Impact on userspace applications used to debug kernel

Several userspace applications are used to debug running/live kernels or analyze the vmcore dump from a crashing system (e.g., to determine the root cause of the kernel crash): kexec-tools, makedumpfile, and crash-utility.

When these are used for debugging the Arm64 kernel, there is also an impact on them because of the Arm64 kernel memory map getting "flipped." These applications also need to perform a translation table walk for determining a physical address corresponding to a virtual address (similar to how it is done in the kernel).

Accordingly, userspace applications must be modified as they are broken upstream after the "flip" was introduced in the kernel memory map.

I have proposed fixes in the three affected userspace applications; while some have been accepted upstream, others are still pending:

Unless these changes are made in userspace applications, they will remain broken for debugging running/live kernels or analyzing the vmcore dump from a crashing system.

52-bit userspace VAs

To maintain compatibility with userspace applications that rely on the ARMv8.0 VA space maximum size of 48 bits, the kernel will, by default, return virtual addresses to userspace from a 48-bit range.

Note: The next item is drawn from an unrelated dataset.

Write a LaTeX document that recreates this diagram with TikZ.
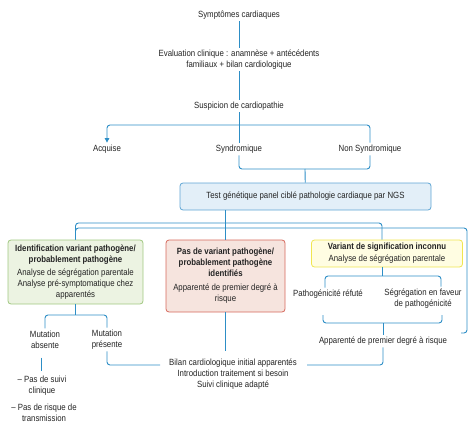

Userspace applications can "opt-in" to receiving VAs from a 52-bit space by specifying an mmap hint parameter larger than 48 bits.

For example:

.mmap_high_addr.c
----

   maybe_high_address = mmap(~0UL, size, prot, flags,...);

It is also possible to build a debug kernel that returns addresses from a 52-bit space by enabling the following kernel config options:

   CONFIG_EXPERT=y && CONFIG_ARM64_FORCE_52BIT=y

Note that this option is only intended for debugging applications and should not be used in production.

Conclusions

To summarize:

  1. Starting with Linux kernel version 5.14, the new Armv8.2 hardware extensions LVA and LPA are now well-supported in the Linux kernel.
  2. Userspace applications like kexec-tools and makedumpfile used for debugging the kernel are broken right now and awaiting acceptance of upstream fixes.
  3. Legacy userspace applications that rely on Arm64 kernel providing it a 48-bit VA will continue working as-is, whereas newer userspace applications can "opt-in" to receiving VAs from a 52-bit space by specifying an mmap hint parameter that is larger than 48 bits.

This article draws on Memory Layout on AArch64 Linux and Linux kernel documentation v5.9.12. Both are licensed under GPLv2.0.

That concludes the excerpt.